Human Element: Przetrwaj epidemię zombie dzięki...
Human Element to nowa gra studia założonego Roberta Bowlinga, byłego "rzecznika", a potem "stratega" marki Call of Duty.
Wykorzystywać będzie ona ciekawy patent - w walce z zombie gracz będzie mógł wykorzystywać zapasy zbierane... w świecie rzeczywistym. W jaki sposób?
W wywiadzie dla GameIndustry Bowling zdradził, że Human Element będzie "międzygatunkowym i międzyplatformowym doświadczeniem" dynamicznie zmieniającym się w zależności od płci gracza, jego osobowości, lokalizacji i urządzenia, z którego korzysta. W samej produkcji zadaniem graczy jest przetrwanie w świecie pełnym zombie.

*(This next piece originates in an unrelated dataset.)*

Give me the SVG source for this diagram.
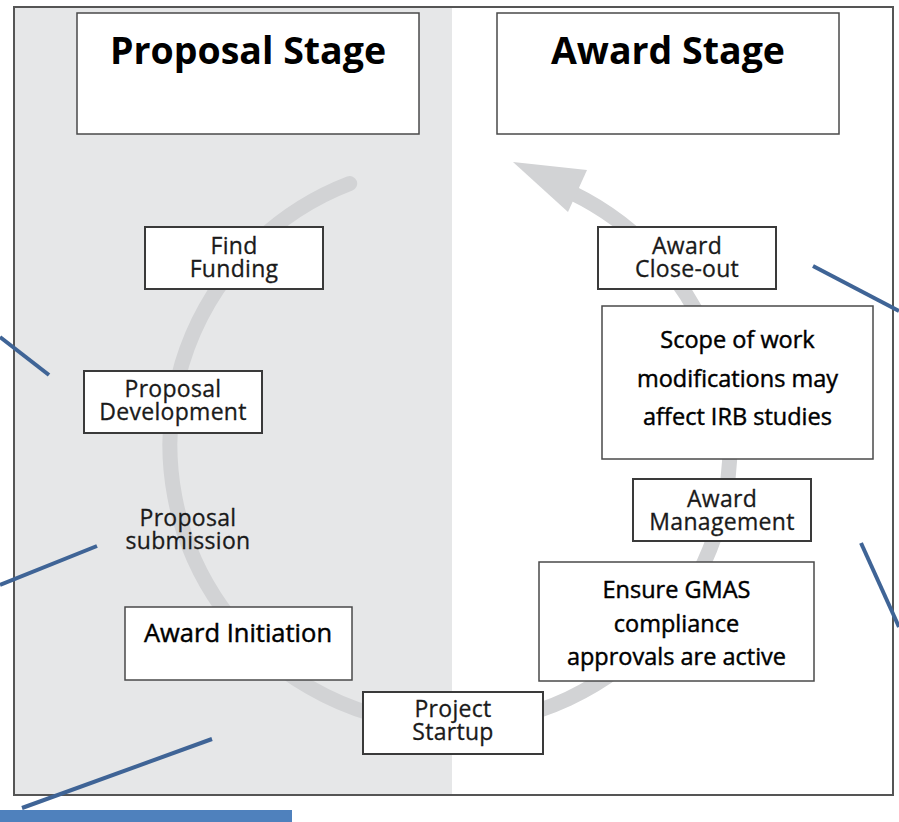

Fajną opcją wydaje się możliwość szukania wirtualnych zapasów w prawdziwym świecie. Gra wykorzystywać będzie różne systemy pokroju Google Maps by na bieżąco śledzić położenie gracza i na tej podstawie generować odpowiednią zawartość. Przykład?
Nasza ranna postać nie jest w stanie znaleźć leków w świecie gry, gdy użytkownik korzysta z PC-ta. Będzie mógł jednak rozwiązać problem uruchamiając grę na iOS. W jaki sposób? Udając się ze swoim smartfonem lub tabletem w pobliże miejscowej apteki z "realu". Tam, w wirtualnym świecie odnajdzie potrzebne medykamenty.

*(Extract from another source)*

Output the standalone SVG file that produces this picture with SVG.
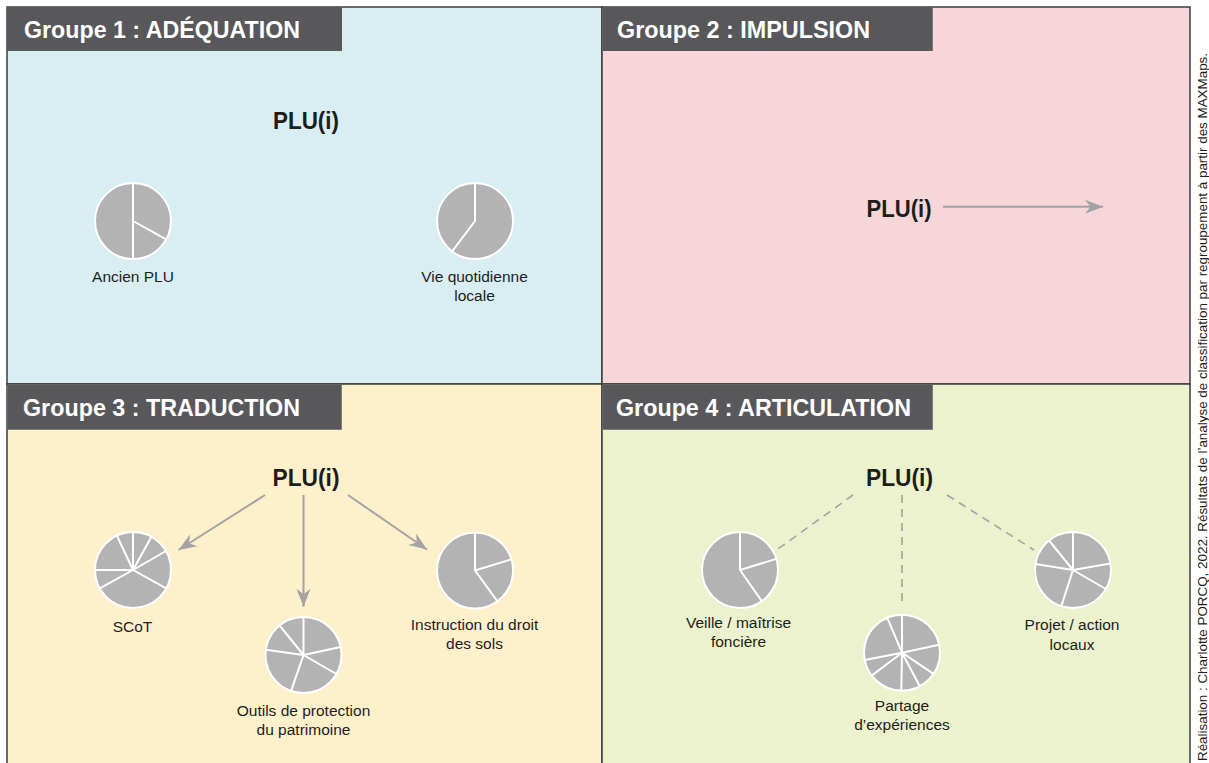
<svg xmlns="http://www.w3.org/2000/svg" width="1209" height="763" viewBox="0 0 1209 763">
<style>
.panel{stroke:#3c3c3c;stroke-width:1.5}
.tab{fill:#58585a}
.tabt{font-family:"Liberation Sans",Arial,sans-serif;font-weight:bold;font-size:23px;fill:#ffffff}
.plu{font-family:"Liberation Sans",Arial,sans-serif;font-weight:bold;font-size:24px;fill:#1d1d1b;text-anchor:middle}
.lbl{font-family:"Liberation Sans",Arial,sans-serif;font-size:15.5px;fill:#1d1d1b;text-anchor:middle}
.pie{fill:#b3b3b3;stroke:#ffffff;stroke-width:2}
.cut{stroke:#ffffff;stroke-width:2;fill:none}
.arr{stroke:#a3a3a3;stroke-width:2;fill:none;marker-end:url(#ah)}
.dash{stroke:#a3a3a3;stroke-width:1.6;fill:none;stroke-dasharray:8 6}
.credit{font-family:"Liberation Sans",Arial,sans-serif;font-size:12px;fill:#1d1d1b}
</style>
<defs>
<marker id="ah" markerUnits="userSpaceOnUse" markerWidth="20" markerHeight="16" viewBox="-19 -8 20 16" refX="0" refY="0" orient="auto">
<path d="M0,0 L-18,-7 L-12.5,0 L-18,7 Z" fill="#a3a3a3"/>
</marker>
</defs>
<rect x="0" y="0" width="1209" height="763" fill="#ffffff"/>

<g id="panel-1">
<rect class="panel" x="7" y="7" width="595" height="377" fill="#d9eef3"/>
<rect class="tab" x="7" y="7" width="335" height="44"/>
<text class="tabt" x="24" y="37.5" textLength="276" lengthAdjust="spacingAndGlyphs">Groupe 1 : ADÉQUATION</text>
</g>
<g id="panel-2">
<rect class="panel" x="602" y="7" width="588" height="377" fill="#f6d6d8"/>
<rect class="tab" x="602.75" y="7" width="330" height="44"/>
<text class="tabt" x="617" y="37.5" textLength="253" lengthAdjust="spacingAndGlyphs">Groupe 2 : IMPULSION</text>
</g>
<g id="panel-3">
<rect class="panel" x="7" y="384" width="595" height="390" fill="#fff0cc"/>
<rect class="tab" x="7.75" y="384.75" width="334" height="45"/>
<text class="tabt" x="23" y="415.5" textLength="277" lengthAdjust="spacingAndGlyphs">Groupe 3 : TRADUCTION</text>
</g>
<g id="panel-4">
<rect class="panel" x="602" y="384" width="588" height="390" fill="#ecf2cd"/>
<rect class="tab" x="602.75" y="384.75" width="330" height="45"/>
<text class="tabt" x="616" y="415.5" textLength="295" lengthAdjust="spacingAndGlyphs">Groupe 4 : ARTICULATION</text>
</g>

<g id="connectors">
<line class="arr" x1="943" y1="206.7" x2="1103" y2="206.7"/>
<line class="arr" x1="265" y1="495" x2="178.5" y2="550"/>
<line class="arr" x1="303.5" y1="495" x2="303.5" y2="606.7"/>
<line class="arr" x1="348" y1="495" x2="427" y2="549.5"/>
<line class="dash" x1="853" y1="495" x2="776.5" y2="550"/>
<line class="dash" x1="902" y1="495" x2="902" y2="607"/>
<line class="dash" x1="947" y1="495" x2="1034" y2="550"/>
</g>

<g id="plu-1"><text class="plu" x="306" y="128.5" textLength="66" lengthAdjust="spacingAndGlyphs">PLU(i)</text></g>
<g id="plu-2"><text class="plu" x="899" y="216.5" textLength="65" lengthAdjust="spacingAndGlyphs">PLU(i)</text></g>
<g id="plu-3"><text class="plu" x="306" y="485.5" textLength="67" lengthAdjust="spacingAndGlyphs">PLU(i)</text></g>
<g id="plu-4"><text class="plu" x="899.5" y="485.5" textLength="67" lengthAdjust="spacingAndGlyphs">PLU(i)</text></g>

<g id="ancien-plu">
<circle class="pie" cx="133" cy="221" r="38"/>
<path class="cut" d="M133,221 L133,183 M133,221 L166.2,239.4 M133,221 L133,259"/>
<text class="lbl" x="133" y="282">Ancien PLU</text>
</g>
<g id="vie-quotidienne">
<circle class="pie" cx="475" cy="221" r="38"/>
<path class="cut" d="M475,221 L475,183 M475,221 L452.1,251.3"/>
<text class="lbl" x="474.5" y="282">Vie quotidienne</text>
<text class="lbl" x="474.5" y="301">locale</text>
</g>
<g id="scot">
<circle class="pie" cx="133" cy="570" r="38"/>
<path class="cut" d="M133,570 L133,532 M133,570 L151.4,536.8 M133,570 L165.9,551 M133,570 L166.2,588.4 M133,570 L99.8,588.4 M133,570 L95,570 M133,570 L116.9,535.6"/>
<text class="lbl" x="132.5" y="632">SCoT</text>
</g>
<g id="outils-protection">
<circle class="pie" cx="303.5" cy="655" r="38"/>
<path class="cut" d="M303.5,655 L303.5,617 M303.5,655 L340.7,647.1 M303.5,655 L336.4,674 M303.5,655 L291.1,690.9 M303.5,655 L265.9,649.7 M303.5,655 L279.6,625.5"/>
<text class="lbl" x="303.5" y="716">Outils de protection</text>
<text class="lbl" x="303.5" y="735">du patrimoine</text>
</g>
<g id="instruction-droit-sols">
<circle class="pie" cx="475" cy="570.5" r="38"/>
<path class="cut" d="M475,570.5 L475,532.5 M475,570.5 L511.3,559.4 M475,570.5 L497.3,601.2"/>
<text class="lbl" x="474.5" y="629.5">Instruction du droit</text>
<text class="lbl" x="474.5" y="648.5">des sols</text>
</g>
<g id="veille-fonciere">
<circle class="pie" cx="740" cy="570" r="38"/>
<path class="cut" d="M740,570 L740,532 M740,570 L776.3,558.9 M740,570 L761.8,601.1"/>
<text class="lbl" x="738.5" y="627.5">Veille / maîtrise</text>
<text class="lbl" x="738.5" y="647">foncière</text>
</g>
<g id="partage-experiences">
<circle class="pie" cx="902" cy="652.7" r="38"/>
<path class="cut" d="M902,652.7 L902,614.7 M902,652.7 L939.2,644.8 M902,652.7 L933.5,673.9 M902,652.7 L919.8,686.3 M902,652.7 L901.3,690.7 M902,652.7 L871.7,675.6 M902,652.7 L864.7,660 M902,652.7 L887.2,617.7"/>
<text class="lbl" x="902" y="711">Partage</text>
<text class="lbl" x="902" y="730">d’expériences</text>
</g>
<g id="projet-action">
<circle class="pie" cx="1073" cy="570" r="38"/>
<path class="cut" d="M1073,570 L1073,532 M1073,570 L1110.4,563.4 M1073,570 L1105.9,589 M1073,570 L1061.3,606.1 M1073,570 L1035.5,564.1 M1073,570 L1049.1,540.5"/>
<text class="lbl" x="1072" y="630">Projet / action</text>
<text class="lbl" x="1072" y="649.5">locaux</text>
</g>

<text class="credit" transform="translate(1206.5,761) rotate(-90)" x="0" y="0" textLength="708" lengthAdjust="spacingAndGlyphs">Réalisation : Charlotte PORCQ, 2022. Résultats de l’analyse de classification par regroupement à partir des MAXMaps.</text>
</svg>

Według Bowlinga, dzięki temu gracze mogą tworzyć sojusze z innymi osobami grającymi w Human Element na różnych platformach.
"Powiedzmy, że moja dziewczyna nie lubi grać na konsolach, ale na iPadzie już tak. Jeśli mielibyśmy sojusz, mogłaby grać w mini-grę polegającą na zarządzaniu zasobami, a ja odniósłbym korzyści, dzięki dostarczonej przez nią środkom dla moich ocalałych" - twierdzi Bowling.
Pomysł fajny, ale zobaczymy, w jaki sposób zostanie on zrealizowany. Premiera Human Element zaplanowana jest na 2015 rok.